Prof. Dr. Yavuz ODABAŞI
1949 Bafra doğumlu olan Prof. Dr.Yavuz Odabaşı, A.İ. T. İ A ve İşletme Yönetimi Enstitüsü mezunu. Devlet bursuyla ABD’de doktora eğitimini tamamladı. Erciyes Üniversitesi’nin kuruluşunda görev aldı ve 1992 yılından bu yana Eskişehir Anadolu Üniversitesi’nde çalışmakta. Çok sayıda yayınına ek olarak ulusal ve uluslararası dergide hakemlik ve editörler kurullarında görev alıyor.

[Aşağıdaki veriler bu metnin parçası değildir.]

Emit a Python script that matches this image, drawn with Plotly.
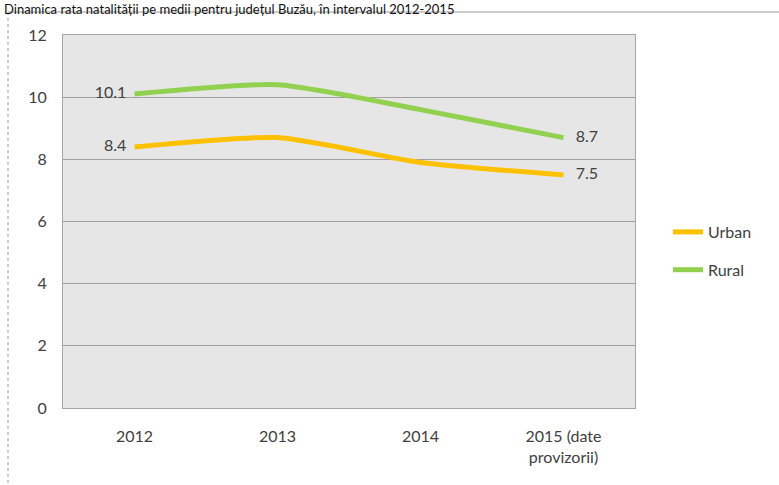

J.F. Kennedy, 1962’de ABD Temsilciler Meclisi’ndeki konuşmada, tüketici haklarını ilk kez açıklamış “Dünya Tüketiciler Günü” de böylece seçilmişti. 1983’te de Birleşmiş Milletler’in de tanımasıyla günümüze kadar kutlanagelmiştir. Tüketicinin korunması hareketi, sorumlu bir demokratik kapitalizmi oluşturmak için tüketicilerin iş dünyası karşısında eşit güce sahip olmasını amaçlayan değişik dönemlerden geçmiştir.
EVRENSEL GÖRÜŞ
1962 yılında yasalar ile gönüllü eylemlere rehberlik etmesi beklenen tüketici hakları, güvenlik, bilgilenme, seçme ve sesini duyurma hakları olarak belirlenmiştir. Bunlara, zamanla önce zararın karşılanması ve tüketicinin eğitim hakları, sonra sağlıklı çevre ve temel ihtiyaç hakları olmak eklenerek, sekiz hak üzerinde evrensel görüş birliği sağlanmıştır. Bunlardan sağlık, güvenlik, bilgilenme ve seçme sivil haklara, sesini duyurma ve zararın karşılanması siyasal haklara, eğitim, sağlıklı çevre ve temel ihtiyaçlar ise sosyal haklara karşılık gelmektedir. Tüketicinin korunması için “sağlıklı bir çevrede yaşama ve temel ihtiyaçların karşılanması”, hak olmanın ötesinde tüketicinin görev ve sorumluluğu olarak kabul edilmiştir.
KRİZİN GÖSTERDİĞİ
Fazla uygulanma olanağı olmayan tüketicinin evrensel ve toplumsal çıkar, görev ve sorumlulukları, tüketici koruma hareketi içinde yakın döneme kadar fazla ele alınmamıştır. Özellikle küresel kriz ile açıkça görülmektedir ki tüketicilerin sahip oldukları hakların yanında kamusal ve evrensel sorumluluk ve görevleri de vardır.
DÜZENLEYİCİ OLMAK
Sadece tüketicinin bireysel haklarına odaklanmanın önemli bir nedeninin; bunların pratik, işe yarar, net ve somut nitelikler taşıması olduğu söylenebilir. Güvenlik, zararın karşılanması, değiştirme, bilgi edinme, temsil edilme ve tercih etme, çoğunlukla gerçekleştirilmiş haklardır. Sadece gelişmiş ülkelerin refah içindeki tüketicilerinin değil, tüketim uçurumunun mağduru dünya vatandaşlarının çıkarlarının da bu haklar çerçevesinde savunulması, sorumluluk ve görevdir.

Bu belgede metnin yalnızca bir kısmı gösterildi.